Version control is a system that records changes to files over time, allowing you to recall specific versions later. Git, the world's most popular version control system, enables developers and teams to track changes, collaborate effectively, and maintain a complete history of their projects.
Whether you're a solo developer working on personal projects or part of a large team building complex applications, understanding Git is essential for modern software development. This comprehensive guide will take you from complete beginner to confident Git user, covering everything from basic concepts to advanced collaboration techniques.
What is Version Control?
Version control, also known as source control or revision control, is a system that manages changes to documents, computer programs, websites, and other collections of information. It provides several critical benefits:
Key Benefits of Version Control
Change Tracking: Every modification to your files is recorded with timestamps, author information, and descriptions of what changed. This creates a detailed audit trail of your project's evolution.
Backup and Recovery: Version control systems act as distributed backups, storing your project's history across multiple locations. If your local files are corrupted or lost, you can recover everything from the repository.
Collaboration: Multiple people can work on the same project simultaneously without overwriting each other's work. The system intelligently merges changes and identifies conflicts that need manual resolution.
Branching and Merging: You can create separate branches to work on different features or experiments without affecting the main codebase. These branches can later be merged back into the main project.
Release Management: Version control helps manage different versions of your software, making it easy to maintain multiple releases and apply fixes to specific versions.
Types of Version Control Systems
Local Version Control: Simple systems that keep patch sets (differences between files) on your local hard disk. While better than no version control, these systems don't support collaboration and risk data loss if your hard drive fails.
Centralized Version Control: Systems like CVS and Subversion use a single server to store all versioned files. Clients check out files from this central place. While this enables collaboration, it creates a single point of failure.
Distributed Version Control: Modern systems like Git, Mercurial, and Bazaar where every client has a complete copy of the project history. This eliminates single points of failure and enables more flexible workflows.

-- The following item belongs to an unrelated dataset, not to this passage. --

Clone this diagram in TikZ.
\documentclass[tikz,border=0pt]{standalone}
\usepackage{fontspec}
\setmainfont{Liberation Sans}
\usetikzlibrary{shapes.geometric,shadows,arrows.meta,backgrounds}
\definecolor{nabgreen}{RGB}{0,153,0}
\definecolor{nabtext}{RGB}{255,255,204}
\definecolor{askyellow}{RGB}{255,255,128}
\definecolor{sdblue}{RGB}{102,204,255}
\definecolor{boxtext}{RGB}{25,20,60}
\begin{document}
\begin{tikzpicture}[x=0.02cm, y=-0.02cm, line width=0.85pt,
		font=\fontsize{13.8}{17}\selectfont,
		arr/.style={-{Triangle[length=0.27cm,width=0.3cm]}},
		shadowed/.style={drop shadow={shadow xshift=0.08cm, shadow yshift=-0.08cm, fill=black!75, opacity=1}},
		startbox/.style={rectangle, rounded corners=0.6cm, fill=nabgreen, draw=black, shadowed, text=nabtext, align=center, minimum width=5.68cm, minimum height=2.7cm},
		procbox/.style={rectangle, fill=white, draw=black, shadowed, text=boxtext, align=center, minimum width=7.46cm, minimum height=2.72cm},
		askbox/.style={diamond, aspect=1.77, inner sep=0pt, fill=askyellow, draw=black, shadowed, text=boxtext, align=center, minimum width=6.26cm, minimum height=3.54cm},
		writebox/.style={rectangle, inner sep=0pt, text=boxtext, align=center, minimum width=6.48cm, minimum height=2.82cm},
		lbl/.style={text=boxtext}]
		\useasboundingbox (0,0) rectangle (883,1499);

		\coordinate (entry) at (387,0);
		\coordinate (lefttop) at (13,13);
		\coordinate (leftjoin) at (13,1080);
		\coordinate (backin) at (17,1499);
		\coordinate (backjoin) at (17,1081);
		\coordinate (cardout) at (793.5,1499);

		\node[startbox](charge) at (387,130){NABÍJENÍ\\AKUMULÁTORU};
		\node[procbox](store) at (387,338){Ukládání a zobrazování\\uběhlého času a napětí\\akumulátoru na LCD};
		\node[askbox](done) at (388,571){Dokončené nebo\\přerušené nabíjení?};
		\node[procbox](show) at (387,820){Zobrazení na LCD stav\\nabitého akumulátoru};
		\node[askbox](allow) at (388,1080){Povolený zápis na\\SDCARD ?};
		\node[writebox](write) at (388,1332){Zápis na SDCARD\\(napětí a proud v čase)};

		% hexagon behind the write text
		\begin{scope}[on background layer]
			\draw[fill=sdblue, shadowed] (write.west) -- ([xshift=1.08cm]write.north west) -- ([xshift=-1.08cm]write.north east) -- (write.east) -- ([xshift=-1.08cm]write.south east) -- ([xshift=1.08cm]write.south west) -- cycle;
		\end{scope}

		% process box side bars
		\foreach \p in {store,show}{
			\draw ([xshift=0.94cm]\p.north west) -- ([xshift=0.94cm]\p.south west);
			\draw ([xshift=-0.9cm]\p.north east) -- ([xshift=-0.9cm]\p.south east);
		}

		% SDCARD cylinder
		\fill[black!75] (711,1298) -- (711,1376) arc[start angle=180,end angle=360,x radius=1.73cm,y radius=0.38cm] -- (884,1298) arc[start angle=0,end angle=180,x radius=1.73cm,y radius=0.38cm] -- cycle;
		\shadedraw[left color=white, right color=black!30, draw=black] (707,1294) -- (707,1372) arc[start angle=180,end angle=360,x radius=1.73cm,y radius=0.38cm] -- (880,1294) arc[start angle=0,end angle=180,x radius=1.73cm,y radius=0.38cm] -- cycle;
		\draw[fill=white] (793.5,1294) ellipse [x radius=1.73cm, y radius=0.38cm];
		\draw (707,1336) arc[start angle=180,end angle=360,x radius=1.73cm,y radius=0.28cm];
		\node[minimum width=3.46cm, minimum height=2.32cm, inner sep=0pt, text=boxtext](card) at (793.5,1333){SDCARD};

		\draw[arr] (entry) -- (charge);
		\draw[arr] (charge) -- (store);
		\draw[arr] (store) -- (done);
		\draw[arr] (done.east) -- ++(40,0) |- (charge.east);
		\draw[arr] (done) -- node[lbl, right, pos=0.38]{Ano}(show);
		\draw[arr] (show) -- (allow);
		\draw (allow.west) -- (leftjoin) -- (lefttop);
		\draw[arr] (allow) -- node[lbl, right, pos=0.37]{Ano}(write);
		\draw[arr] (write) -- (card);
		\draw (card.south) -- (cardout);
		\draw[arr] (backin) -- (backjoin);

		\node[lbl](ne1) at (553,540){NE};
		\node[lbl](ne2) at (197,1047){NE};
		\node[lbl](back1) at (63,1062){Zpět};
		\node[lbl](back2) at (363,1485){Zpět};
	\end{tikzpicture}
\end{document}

Understanding Git Fundamentals
Git is a distributed version control system created by Linus Torvalds in 2005 for Linux kernel development. It's designed to handle projects of any size with speed and efficiency while maintaining data integrity.
How Git Works: The Three States
Git has three main states that your files can be in:
Modified: You've changed files in your working directory but haven't committed them to your database yet. These changes exist only on your local machine and aren't tracked by Git until you stage them.

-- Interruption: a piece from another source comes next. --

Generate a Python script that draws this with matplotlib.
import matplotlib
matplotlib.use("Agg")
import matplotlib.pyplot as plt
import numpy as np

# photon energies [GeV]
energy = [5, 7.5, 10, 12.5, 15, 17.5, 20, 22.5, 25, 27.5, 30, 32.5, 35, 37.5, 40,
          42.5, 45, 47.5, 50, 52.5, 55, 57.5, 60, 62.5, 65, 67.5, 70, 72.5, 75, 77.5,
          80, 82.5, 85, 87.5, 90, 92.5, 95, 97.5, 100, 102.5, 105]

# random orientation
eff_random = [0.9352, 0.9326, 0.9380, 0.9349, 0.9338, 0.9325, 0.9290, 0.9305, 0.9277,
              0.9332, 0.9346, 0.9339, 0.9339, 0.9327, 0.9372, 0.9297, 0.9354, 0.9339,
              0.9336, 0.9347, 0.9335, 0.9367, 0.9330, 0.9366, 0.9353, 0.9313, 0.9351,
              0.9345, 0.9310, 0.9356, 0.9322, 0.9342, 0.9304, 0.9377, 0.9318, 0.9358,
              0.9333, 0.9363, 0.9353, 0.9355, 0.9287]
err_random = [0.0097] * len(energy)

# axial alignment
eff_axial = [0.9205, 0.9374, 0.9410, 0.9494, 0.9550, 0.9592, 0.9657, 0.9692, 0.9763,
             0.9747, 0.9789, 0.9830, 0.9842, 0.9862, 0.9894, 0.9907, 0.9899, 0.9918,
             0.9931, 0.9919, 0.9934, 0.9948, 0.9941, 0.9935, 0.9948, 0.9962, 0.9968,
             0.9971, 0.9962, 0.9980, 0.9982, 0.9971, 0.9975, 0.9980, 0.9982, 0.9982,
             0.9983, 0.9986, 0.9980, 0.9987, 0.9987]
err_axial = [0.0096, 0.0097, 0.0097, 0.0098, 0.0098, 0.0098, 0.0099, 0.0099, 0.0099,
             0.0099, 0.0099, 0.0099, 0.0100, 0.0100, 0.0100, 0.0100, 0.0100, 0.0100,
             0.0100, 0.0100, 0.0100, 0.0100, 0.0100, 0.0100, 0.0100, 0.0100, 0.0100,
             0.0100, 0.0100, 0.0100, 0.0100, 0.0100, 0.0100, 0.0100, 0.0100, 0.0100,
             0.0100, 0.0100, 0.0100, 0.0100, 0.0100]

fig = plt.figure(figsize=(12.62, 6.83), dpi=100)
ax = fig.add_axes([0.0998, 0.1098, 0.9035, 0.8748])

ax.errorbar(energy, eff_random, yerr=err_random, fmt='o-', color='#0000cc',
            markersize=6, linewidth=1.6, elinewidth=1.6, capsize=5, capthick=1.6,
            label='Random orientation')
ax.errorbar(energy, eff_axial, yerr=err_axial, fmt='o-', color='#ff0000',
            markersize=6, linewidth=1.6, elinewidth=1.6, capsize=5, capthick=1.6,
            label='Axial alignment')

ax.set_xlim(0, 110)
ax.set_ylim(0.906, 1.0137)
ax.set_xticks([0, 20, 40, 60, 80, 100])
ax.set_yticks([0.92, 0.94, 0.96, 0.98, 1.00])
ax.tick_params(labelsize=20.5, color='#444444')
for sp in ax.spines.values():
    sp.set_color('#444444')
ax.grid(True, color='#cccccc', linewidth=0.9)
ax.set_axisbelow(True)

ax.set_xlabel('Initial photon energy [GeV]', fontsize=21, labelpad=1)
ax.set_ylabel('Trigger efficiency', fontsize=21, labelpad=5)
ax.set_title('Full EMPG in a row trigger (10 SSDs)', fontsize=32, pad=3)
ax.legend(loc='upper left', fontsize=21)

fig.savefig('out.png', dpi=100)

Staged: You've marked modified files in their current version to go into your next commit snapshot. The staging area (also called the index) is like a loading dock where you prepare changes before committing them.
Committed: The data is safely stored in your local Git database. Committed changes become part of your project's permanent history and can be shared with others.
Git's Three-Tree Architecture
Understanding Git's architecture helps clarify how operations work:
Working Directory: Your project's files as you see them in your file system. This is where you make changes, create new files, and delete existing ones.
Staging Area (Index): A file that stores information about what will go into your next commit. It's like a preview of your next commit, allowing you to carefully craft each snapshot of your project.
Git Directory (Repository): Where Git stores metadata and the object database for your project. This is the most important part of Git – it's what's copied when you clone a repository.
Key Git Concepts
Repository (Repo): A directory containing your project files along with the entire history of changes. Repositories can be local (on your computer) or remote (on a server like GitHub).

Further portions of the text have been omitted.